Но Баратынский, сознавая исключительность и своевременность своей новой лирики, свою ставку делал не на нее. Он искал романтической популярности, он «стучался в сердца» широкой романтической публики, он надеялся завоевать ее популярной романтикой страстей. Но здесь-то раньше всего и сказалась «романтическая импотенция» Баратынского, отсутствие у него того воображения, которое одно могло дать содержание романтической поэзии.

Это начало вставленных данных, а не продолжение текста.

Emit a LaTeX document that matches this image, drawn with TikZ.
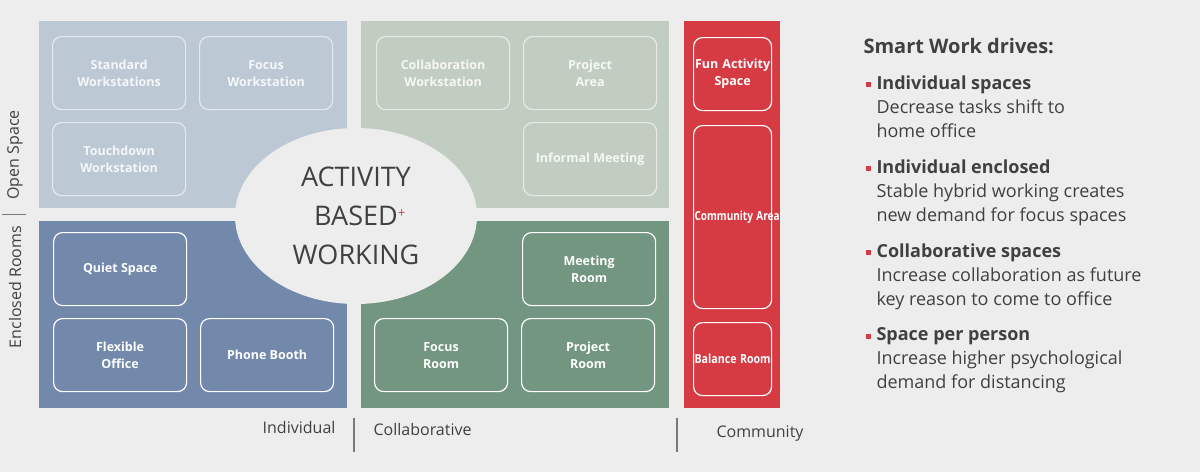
\documentclass[tikz,border=0pt]{standalone}
\usepackage{fontspec}
\setmainfont{Open Sans}
\usetikzlibrary{positioning,shapes.geometric}
\definecolor{bgc}{HTML}{EDEDED}
\definecolor{indOpen}{HTML}{BCC8D4}
\definecolor{colOpen}{HTML}{C2CDC1}
\definecolor{indEncl}{HTML}{7389AB}
\definecolor{colEncl}{HTML}{72967F}
\definecolor{commRed}{HTML}{D63B44}
\definecolor{txtGrey}{HTML}{404040}
\tikzset{
  panel/.style={draw=none, minimum width=308pt, minimum height=187pt, anchor=north west},
  room/.style={draw=white, line width=1.2pt, rounded corners=9pt, minimum width=133pt, minimum height=73pt,
    anchor=north west, align=center, text=white, font=\fontsize{12.5}{17}\selectfont\bfseries},
  dimroom/.style={room, draw=white!60!indOpen, text=white!85!indOpen},
  comroom/.style={room, minimum width=78pt, inner xsep=0pt, text width=76pt},
  axis/.style={text=txtGrey, font=\fontsize{16}{19}\selectfont},
  bul/.style={anchor=north west, align=left, text=txtGrey, font=\fontsize{18}{24}\selectfont},
}
\begin{document}
\begin{tikzpicture}[x=1pt, y=-1pt]
\fill[bgc] (0,0) rectangle (1200,472);
\useasboundingbox (0,0) rectangle (1200,472);

% quadrants
\node[panel, fill=indOpen] (io) at (39,21) {};
\node[panel, fill=colOpen] (co) at (361,21) {};
\node[panel, fill=indEncl] (ie) at (39,221) {};
\node[panel, fill=colEncl] (ce) at (361,221) {};
\node[draw=none, fill=commRed, minimum width=96pt, minimum height=387pt, anchor=north west] (cm) at (684,21) {};

% open space rooms
\node[dimroom] (sw) at (52,36) {Standard\\Workstations};
\node[dimroom] (fw) at (199,36) {Focus\\Workstation};
\node[dimroom] (tw) at (52,122) {Touchdown\\Workstation};
\node[dimroom, draw=white!60!colOpen, text=white!85!colOpen] (cw) at (376,36) {Collaboration\\Workstation};
\node[dimroom, draw=white!60!colOpen, text=white!85!colOpen] (pa) at (523,36) {Project\\Area};
\node[dimroom, draw=white!60!colOpen, text=white!85!colOpen] (im) at (523,122) {Informal Meeting};

% enclosed rooms
\node[room] (qs) at (53,232) {Quiet Space};
\node[room] (fo) at (53,318) {Flexible\\Office};
\node[room] (pb) at (200,318) {Phone Booth};
\node[room] (mr) at (522,232) {Meeting\\Room};
\node[room] (fr) at (374,318) {Focus\\Room};
\node[room] (pr) at (521,318) {Project\\Room};

% community
\node[comroom] (fa) at (693,37) {Fun Activity\\Space};
\node[comroom, minimum height=183pt] (ca) at (693,125) {\scalebox{0.8}[1]{Community Area}};
\node[comroom] (br) at (693,322) {\scalebox{0.85}[1]{Balance Room}};

% centre
\node[ellipse, fill=bgc, minimum width=242pt, minimum height=176pt, align=center, text=txtGrey,
  font=\fontsize{27}{39}\selectfont] (abw) at (356,216)
  {ACTIVITY\\BASED\rlap{\raisebox{8pt}{\textcolor{commRed}{\fontsize{13}{13}\selectfont+}}}\\WORKING};

% axes
\node[axis, rotate=90] (os) at (15,155) {Open Space};
\node[axis, rotate=90] (er) at (15,287) {Enclosed Rooms};
\draw[txtGrey!70, line width=1pt] (2,214) -- (26,214);
\node[axis, anchor=east] (ind) at (339,427) {Individual};
\node[axis, anchor=west] (col) at (370,429) {Collaborative};
\node[axis] (com) at (760,434) {Community};
\draw[txtGrey!70, line width=1.5pt] (354,418) -- (354,452);
\draw[txtGrey!70, line width=1.5pt] (677,418) -- (677,452);

% drivers
\node[anchor=west, text=txtGrey, font=\fontsize{20}{24}\selectfont\bfseries] (hd) at (860,46) {Smart Work drives:};
\foreach \y/\h/\t [count=\i] in {
  72/Individual spaces/{Decrease tasks shift to\\home office},
  156/Individual enclosed/{Stable hybrid working creates\\new demand for focus spaces},
  240/Collaborative spaces/{Increase collaboration as future\\key reason to come to office},
  324/Space per person/{Increase higher psychological\\demand for distancing}}{
  \fill[commRed] (866,\y+10) rectangle (871,\y+15);
  \node[bul] (b\i) at (873,\y) {\textbf{\h}\\\t};
}
\end{tikzpicture}
\end{document}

Вместо того чтобы дать ему новую популярность, его «ультраромантические» поэмы «Бал» (1828) и «Наложница» (1831) оказались сигналом к окончательной потере старой. «Бал» – поэма о той же Аграфене Закревской, «русалке» и «Магдалине» его лирики, «беззаконной комете» Пушкина. Образ княгини Нины был именно такой образ, которого требовала эпоха, образ байронической, страстной, самозаконной личности. Полевой, представитель наиболее квалифицированной части читательской массы, горячо приветствовал его. Но Баратынский сумел дать этот образ только лирически, статически, вне развития. Развязка поэмы, по словам Белинского, была «водевиль, вместо пятого акта, приделанный к четырем актам трагедии». И опять было прежнее подражание-отталкивание от Пушкина, на этот раз от «Евгения Онегина»: строфа тоже в четырнадцать строк, но иначе расположенных; рифмующий с Евгением Арсений; белокурая Ольга; разговор о няней; реалистическая манера Онегина, но соединенная не с онегинской легкостью, а с напряженной эмоциональностью. Однако романтическое содержание в «Бале» было, и поэма понравилась. Молодая дворянская интеллигенция, шеллингианцы-любомудры в лице Киреевского видели малую глубину поэмы, сознавали ее далеко не полную адэкватность их идеалу. Но одновременные достижения Баратынского в его новой лирике позволяли рассчитывать на то, что он сумеет пойти вперед и в большой форме.[4] Социальная близость к поэту заставляла их отнестись к нему максимально поощрительно и не столько критиковать его поэму, сколько помочь поэту в разрешении новых задач. Именно после «Бала» Киреевский сближается с Баратынским и систематически начинает его воспитывать и обрабатывать – исключительно интересный пример руководства идеологическим вождем социально-близкого, но идеологически слабого поэта.[5]
4
Для сохранения перспективы необходимо помнить, что лирика еще рассматривалась в то время как второстепенный жанр и не могла определять облика поэта. Поэтому для современников всех квалификаций «Бал» был важней современной ему лирики, хотя бы и гораздо более совершенной.
5
История этого руководства тем интересней, что Киреевский был на 8 лет моложе Баратынского. В год выхода «Бала» ему было 22 года. К сожалению, мы не имеем писем Киреевского к Баратынскому, и о работе Киреевского можем судить только по его напечатанной статье и по письмам его «воспитанника».